Hello everyone, new to this Forum and fairly new to fishkeeping. Guess i'm starting with something pretty difficult for my 1st attempt at keeping fish but hear goes. I inherited a 75 gallon fish tank with a large jack dempsey ( i'm assuming male?). I have had him for 6 months and just recently in last 6 days purchased i'm hoping a female jack dempsey. Wondering if everyone can help me determine the sex of the two jack dempseys? I have done a lot of research and took the photos to an LFS as well but it's still so hard to say.... Just looking for opinions based on my photos.
Assumed male jack dempsey is almost 10 inches in length
Assumed female is about 4 inches.
1st 2 pics are the assumed male and last 3 pics are the assumed female. 
thoughts/comments?
Thanks everyone.


----------



## Riceburner (Mar 14, 2008)

Big bruiser of a male there.

I'd say yes the other is a female, but with minimal spangles on the lower jaw. My littlest female doesn't have much either...she's about twice the size since this pic, but the spangles haven't enlarged.


----------



## fish_luva (Nov 24, 2009)

tks for your thoughts Riceburner, Your little female looks so much like mine. cheers!!!!


----------



## bae (May 11, 2007)

It's a good sign that the big one hasn't attacked the small one, but you might want to be ready to separate them if aggression suddenly develops. You can make a divider out of the plastic 'eggcrate' used as a light diffuser on fluorescent ceiling lights in offices. You can buy this in building supplies stores, usually in 2' x 4' sheets.

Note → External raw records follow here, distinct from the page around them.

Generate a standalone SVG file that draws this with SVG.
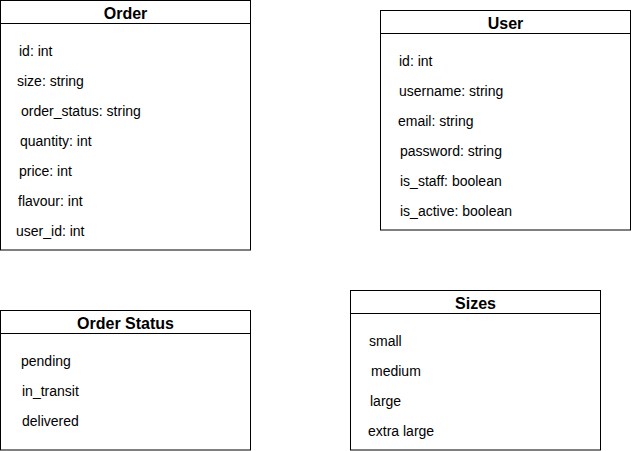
<svg xmlns="http://www.w3.org/2000/svg" width="631" height="451" viewBox="0 0 631 451">
<style>
.box{fill:#fff;stroke:#000;stroke-width:1}
.sep{stroke:#000;stroke-width:1}
.h{font-family:"Liberation Sans",Arial,sans-serif;font-size:16px;font-weight:bold;text-anchor:middle;fill:#000}
.t{font-family:"Liberation Sans",Arial,sans-serif;font-size:14px;fill:#000}
</style>
<rect width="631" height="451" fill="#fff"/>
<g id="order">
<rect class="box" x="0.5" y="0.5" width="250" height="249.5"/>
<line class="sep" x1="0.5" y1="23.5" x2="250.5" y2="23.5"/>
<text class="h" x="125.5" y="19">Order</text>
<text class="t" x="19" y="56">id: int</text>
<text class="t" x="17" y="86">size: string</text>
<text class="t" x="21" y="116">order_status: string</text>
<text class="t" x="20" y="146">quantity: int</text>
<text class="t" x="19" y="176">price: int</text>
<text class="t" x="18" y="206">flavour: int</text>
<text class="t" x="16" y="236">user_id: int</text>
</g>
<g id="user">
<rect class="box" x="380.5" y="10.5" width="250" height="219.5"/>
<line class="sep" x1="380.5" y1="33.5" x2="630.5" y2="33.5"/>
<text class="h" x="505.5" y="29">User</text>
<text class="t" x="399" y="66">id: int</text>
<text class="t" x="399" y="96">username: string</text>
<text class="t" x="398" y="126">email: string</text>
<text class="t" x="400" y="156">password: string</text>
<text class="t" x="400" y="186">is_staff: boolean</text>
<text class="t" x="400" y="216">is_active: boolean</text>
</g>
<g id="order-status">
<rect class="box" x="0.5" y="310.5" width="250" height="139.5"/>
<line class="sep" x1="0.5" y1="333.5" x2="250.5" y2="333.5"/>
<text class="h" x="125.5" y="329">Order Status</text>
<text class="t" x="21" y="366">pending</text>
<text class="t" x="22" y="396">in_transit</text>
<text class="t" x="22" y="426">delivered</text>
</g>
<g id="sizes">
<rect class="box" x="350.5" y="290.5" width="250" height="159.5"/>
<line class="sep" x1="350.5" y1="313.5" x2="600.5" y2="313.5"/>
<text class="h" x="475.5" y="309">Sizes</text>
<text class="t" x="369" y="346">small</text>
<text class="t" x="371" y="376">medium</text>
<text class="t" x="370" y="406">large</text>
<text class="t" x="368" y="436">extra large</text>
</g>
<g id="connectors"></g>
</svg>
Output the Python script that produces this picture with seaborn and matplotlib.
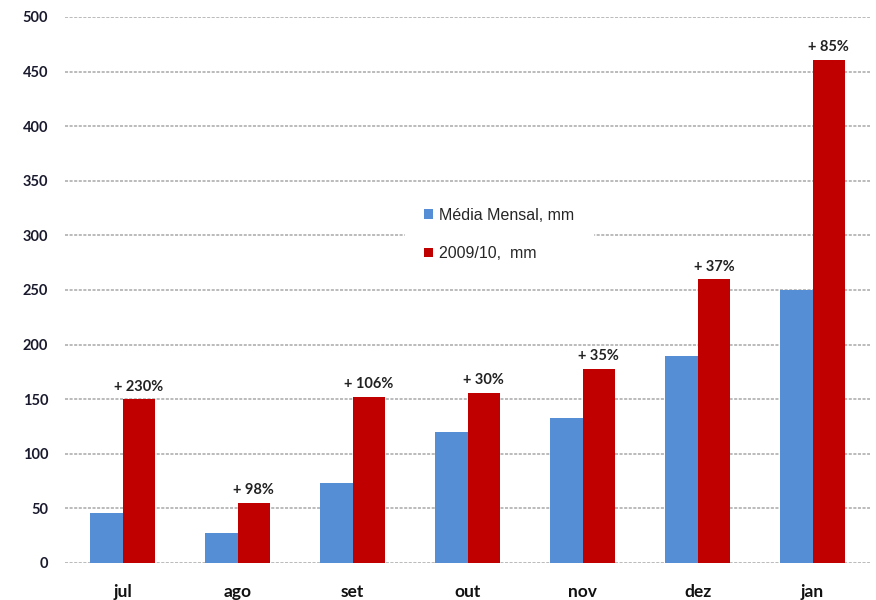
import matplotlib
matplotlib.use("Agg")
import matplotlib.pyplot as plt
import seaborn as sns
import pandas as pd

# Monthly rainfall: long-term monthly mean vs. the 2009/10 season (mm)
months = ["jul", "ago", "set", "out", "nov", "dez", "jan"]
media_mensal = [46, 27, 73, 120, 133, 190, 250]
safra_2009_10 = [150, 55, 152, 156, 178, 260, 461]
variacao = ["+ 230%", "+ 98%", "+ 106%", "+ 30%", "+ 35%", "+ 37%", "+ 85%"]
series_names = ["Média Mensal, mm", "2009/10,  mm"]
y_ticks = [0, 50, 100, 150, 200, 250, 300, 350, 400, 450, 500]

df = pd.DataFrame({
    "mes": months * 2,
    "mm": media_mensal + safra_2009_10,
    "serie": [series_names[0]] * len(months) + [series_names[1]] * len(months),
})

sns.set_theme(style="white")
plt.rcParams["font.family"] = ["Lato", "DejaVu Sans"]

fig = plt.figure(figsize=(8.76, 6.0), dpi=100)
ax = fig.add_axes([0.0742, 0.0617, 0.919, 0.91])

palette = {series_names[0]: "#558ED5", series_names[1]: "#C00000"}
sns.barplot(data=df, x="mes", y="mm", hue="serie", order=months,
            hue_order=series_names, palette=palette, width=0.57,
            saturation=1, linewidth=0, ax=ax, legend=True, zorder=2)

ax.set_ylim(0, 500)
ax.set_xlim(-0.5, len(months) - 0.5)
ax.set_yticks(y_ticks)
ax.set_xlabel("")
ax.set_ylabel("")
for side in ["top", "right", "left", "bottom"]:
    ax.spines[side].set_visible(False)

ax.yaxis.grid(True, color="#a8a8a8", linestyle=(0, (2, 1)), linewidth=1.1, zorder=0)
ax.set_axisbelow(True)
ax.tick_params(axis="y", length=0, pad=12, labelsize=10.5, labelcolor="#1a1a2e")
ax.tick_params(axis="x", length=0, pad=15, labelsize=12.5, labelcolor="#111111")
for lbl in ax.get_yticklabels():
    lbl.set_fontweight("bold")
for lbl in ax.get_xticklabels():
    lbl.set_fontweight("bold")

# Percentage increase over the monthly mean, above each 2009/10 bar
red_bars = ax.containers[1]
ax.bar_label(red_bars, labels=variacao, padding=4, fontsize=10.5,
             fontweight="bold", color="#222222")

handles, labels = ax.get_legend_handles_labels()
leg = ax.legend(handles, labels, loc="upper left", bbox_to_anchor=(0.412, 0.70),
                frameon=True, framealpha=1, edgecolor="white", facecolor="white",
                fancybox=False, handlelength=0.55, handleheight=0.55,
                handletextpad=0.4, labelspacing=1.45, borderpad=1.2,
                prop={"family": "Liberation Sans", "size": 11.5})
leg.set_zorder(5)

fig.savefig("out.png", dpi=100)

Another tactic is to partition off an area of the tank with eggcrate, but cut a hole in it big enough for the small one to get through, but not big enough for the big guy to follow.

Are you feeding them live goldfish? I'd recommend against it. Not only is there a serious risk of them getting diseases and parasites from the feeders, but JDs aren't real piscivores in nature. They are omnivores, and goldfish is too rich a diet for them, as well as putting an extra strain on your filtration system.

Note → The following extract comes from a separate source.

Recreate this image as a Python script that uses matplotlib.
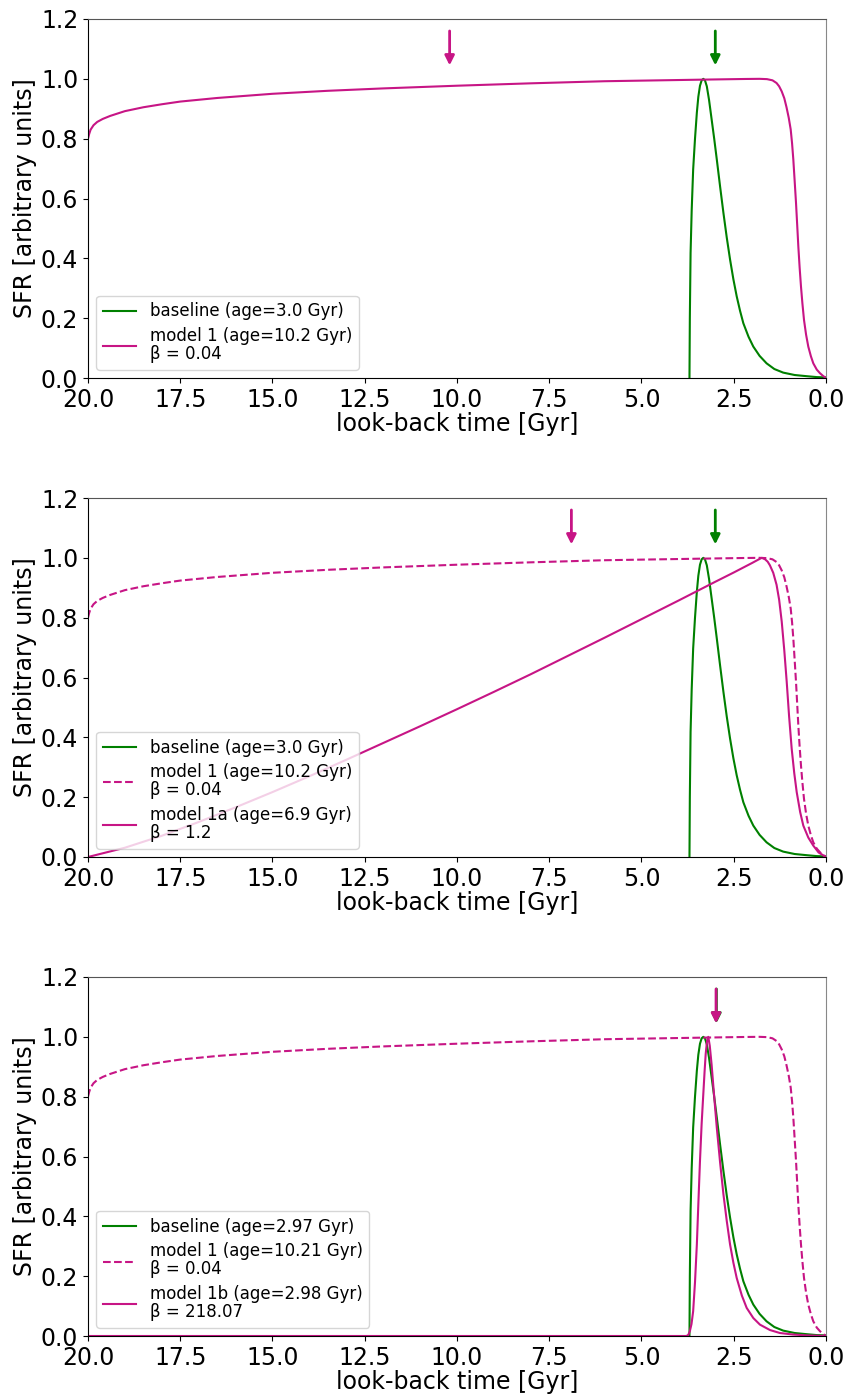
import matplotlib
matplotlib.use("Agg")
import matplotlib.pyplot as plt

# ---- star-formation histories (look-back time in Gyr, SFR normalised) ----
baseline_t = [3.70, 3.69, 3.67, 3.64, 3.60, 3.55, 3.50, 3.46, 3.415, 3.37, 3.325, 3.28,
              3.23, 3.17, 3.10, 3.03, 2.96, 2.87, 2.78, 2.69, 2.60, 2.51, 2.42, 2.33,
              2.24, 2.10, 1.97, 1.80, 1.61, 1.40, 1.16, 0.85, 0.52, 0.25, 0.0]
baseline_sfr = [0.0, 0.20, 0.418, 0.56, 0.697, 0.80, 0.887, 0.94, 0.977, 0.995, 1.0, 0.995,
                0.975, 0.93, 0.865, 0.80, 0.731, 0.64, 0.552, 0.47, 0.396, 0.33, 0.273,
                0.225, 0.183, 0.138, 0.105, 0.074, 0.049, 0.030, 0.018, 0.010, 0.006,
                0.003, 0.002]

model1_t = [20.0, 19.97, 19.93, 19.85, 19.75, 19.6, 19.4, 19.0, 18.5, 18.0, 17.5, 16.5,
            15.0, 13.5, 12.0, 10.0, 8.0, 6.0, 4.0, 3.0, 2.2, 1.8, 1.6, 1.45, 1.34, 1.27,
            1.20, 1.13, 1.07, 1.01, 0.957, 0.92, 0.886, 0.85, 0.813, 0.78, 0.75, 0.715,
            0.678, 0.64, 0.596, 0.54, 0.48, 0.41, 0.344, 0.25, 0.163, 0.08, 0.0]
model1_sfr = [0.800, 0.815, 0.830, 0.845, 0.856, 0.866, 0.876, 0.892, 0.905, 0.915, 0.924,
              0.936, 0.950, 0.960, 0.968, 0.977, 0.985, 0.992, 0.996, 0.998, 0.9995, 1.0,
              0.999, 0.995, 0.986, 0.975, 0.958, 0.935, 0.905, 0.870, 0.831, 0.785,
              0.731, 0.660, 0.586, 0.510, 0.440, 0.370, 0.306, 0.250, 0.194, 0.145,
              0.105, 0.073, 0.049, 0.028, 0.016, 0.007, 0.0]

model1a_t = [20.0, 19.0, 18.0, 17.0, 16.0, 15.0, 14.0, 13.0, 12.0, 11.0, 10.0, 9.0, 8.0,
             7.0, 6.0, 5.0, 4.0, 3.0, 2.5, 2.0, 1.85, 1.74, 1.65, 1.58, 1.52, 1.43, 1.34,
             1.27, 1.20, 1.13, 1.065, 1.0, 0.93, 0.86, 0.794, 0.70, 0.615, 0.48, 0.344,
             0.2, 0.0]
model1a_sfr = [0.0, 0.031, 0.071, 0.117, 0.166, 0.217, 0.270, 0.325, 0.381, 0.437, 0.494,
               0.552, 0.611, 0.672, 0.733, 0.795, 0.857, 0.920, 0.951, 0.983, 0.993, 1.0,
               0.995, 0.987, 0.975, 0.950, 0.910, 0.860, 0.787, 0.690, 0.586, 0.470,
               0.362, 0.280, 0.217, 0.150, 0.105, 0.065, 0.038, 0.015, 0.0]

model1b_t = [20.0, 3.78, 3.73, 3.69, 3.645, 3.60, 3.55, 3.50, 3.46, 3.415, 3.37, 3.325,
             3.29, 3.26, 3.225, 3.19, 3.15, 3.10, 3.03, 2.96, 2.87, 2.78, 2.69, 2.60,
             2.51, 2.42, 2.28, 2.15, 1.97, 1.79, 1.52, 1.25, 0.9, 0.52, 0.0]
model1b_sfr = [0.0, 0.0, 0.004, 0.016, 0.040, 0.083, 0.180, 0.306, 0.440, 0.586, 0.710,
               0.809, 0.885, 0.943, 0.985, 1.0, 0.970, 0.907, 0.800, 0.697, 0.580, 0.474,
               0.385, 0.306, 0.245, 0.194, 0.135, 0.094, 0.060, 0.038, 0.020, 0.010,
               0.005, 0.002, 0.0]

# ages marked with arrows
ages_top = {"baseline": 3.0, "model 1": 10.2}
ages_mid = {"baseline": 3.0, "model 1a": 6.9}
ages_bot = {"baseline": 2.97, "model 1b": 2.98}

x_ticks = [20.0, 17.5, 15.0, 12.5, 10.0, 7.5, 5.0, 2.5, 0.0]
y_ticks = [0.0, 0.2, 0.4, 0.6, 0.8, 1.0, 1.2]

GREEN = "green"
MAGENTA = "mediumvioletred"

fig = plt.figure(figsize=(8.48, 13.98), dpi=100)
left, width, height = 88 / 848, 738 / 848, 359 / 1398
bottoms = [(1398 - 378) / 1398, (1398 - 857) / 1398, (1398 - 1336) / 1398]
axes = [fig.add_axes([left, b, width, height]) for b in bottoms]


def age_arrow(ax, age, color):
    ax.annotate("", xy=(age, 1.045), xytext=(age, 1.16),
                arrowprops=dict(arrowstyle="-|>", color=color, lw=2,
                                mutation_scale=14, shrinkA=0, shrinkB=0))


def style(ax):
    ax.set_xlim(20, 0)
    ax.set_ylim(0, 1.2)
    ax.set_xticks(x_ticks)
    ax.set_yticks(y_ticks)
    ax.set_xticklabels([f"{v:.1f}" for v in x_ticks])
    ax.set_yticklabels([f"{v:.1f}" for v in y_ticks])
    ax.tick_params(labelsize=17)
    ax.set_xlabel("look-back time [Gyr]", fontsize=17, labelpad=0)
    ax.set_ylabel("SFR [arbitrary units]", fontsize=17, labelpad=3)
    ax.spines["top"].set_color("#555555")
    ax.spines["right"].set_color("#888888")
    leg = ax.legend(loc="lower left", fontsize=12, handlelength=2.0, labelspacing=0.4)
    for txt in leg.get_texts():
        txt.set_linespacing(1.0)


# top panel
ax = axes[0]
ax.plot(baseline_t, baseline_sfr, color=GREEN, lw=1.5, label="baseline (age=3.0 Gyr)")
ax.plot(model1_t, model1_sfr, color=MAGENTA, lw=1.5,
        label="model 1 (age=10.2 Gyr)\nβ = 0.04")
age_arrow(ax, ages_top["model 1"], MAGENTA)
age_arrow(ax, ages_top["baseline"], GREEN)
style(ax)

# middle panel
ax = axes[1]
ax.plot(baseline_t, baseline_sfr, color=GREEN, lw=1.5, label="baseline (age=3.0 Gyr)")
ax.plot(model1_t, model1_sfr, color=MAGENTA, lw=1.5, ls="--",
        label="model 1 (age=10.2 Gyr)\nβ = 0.04")
ax.plot(model1a_t, model1a_sfr, color=MAGENTA, lw=1.5,
        label="model 1a (age=6.9 Gyr)\nβ = 1.2")
age_arrow(ax, ages_mid["model 1a"], MAGENTA)
age_arrow(ax, ages_mid["baseline"], GREEN)
style(ax)

# bottom panel
ax = axes[2]
ax.plot(baseline_t, baseline_sfr, color=GREEN, lw=1.5, label="baseline (age=2.97 Gyr)")
ax.plot(model1_t, model1_sfr, color=MAGENTA, lw=1.5, ls="--",
        label="model 1 (age=10.21 Gyr)\nβ = 0.04")
ax.plot(model1b_t, model1b_sfr, color=MAGENTA, lw=1.5,
        label="model 1b (age=2.98 Gyr)\nβ = 218.07")
age_arrow(ax, ages_bot["baseline"], GREEN)
age_arrow(ax, ages_bot["model 1b"], MAGENTA)
style(ax)

fig.savefig("out.png", dpi=100)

JDs are very intelligent fish and make responsive pets. If you take good care of them, they can live for more than 15 years. Incidentally, they don't need high temperatures. 65-75F is good.


----------



## MacFish (Jun 15, 2006)

Yup, I'd agree. Big boy and little girl.


----------



## Riceburner (Mar 14, 2008)

Here's a more recent quick snaps of her ...


----------



## fish_luva (Nov 24, 2009)

*Wow, she's lookin good riceburner*



Riceburner said:


> Here's a more recent quick snaps of her ...
> 
> Wow,,, great update,, she is looking good and darkening up. Is she in a separate tank or is it like my case with the little female in with the big male? I'm on the 7th day with mine and so far no issues with the male.. He just keeps everything away from the big 12 ceramic pot and that's about it... she even steels almost all the food...... Just wish i could get the big guy to be more active when the tank lights are on... grrr... take care


----------



## Riceburner (Mar 14, 2008)

First shot was when she was first put in the tank...a bit stressed. She's grown quite a bit and holds her own with the other JDs, GT and Cons.


----------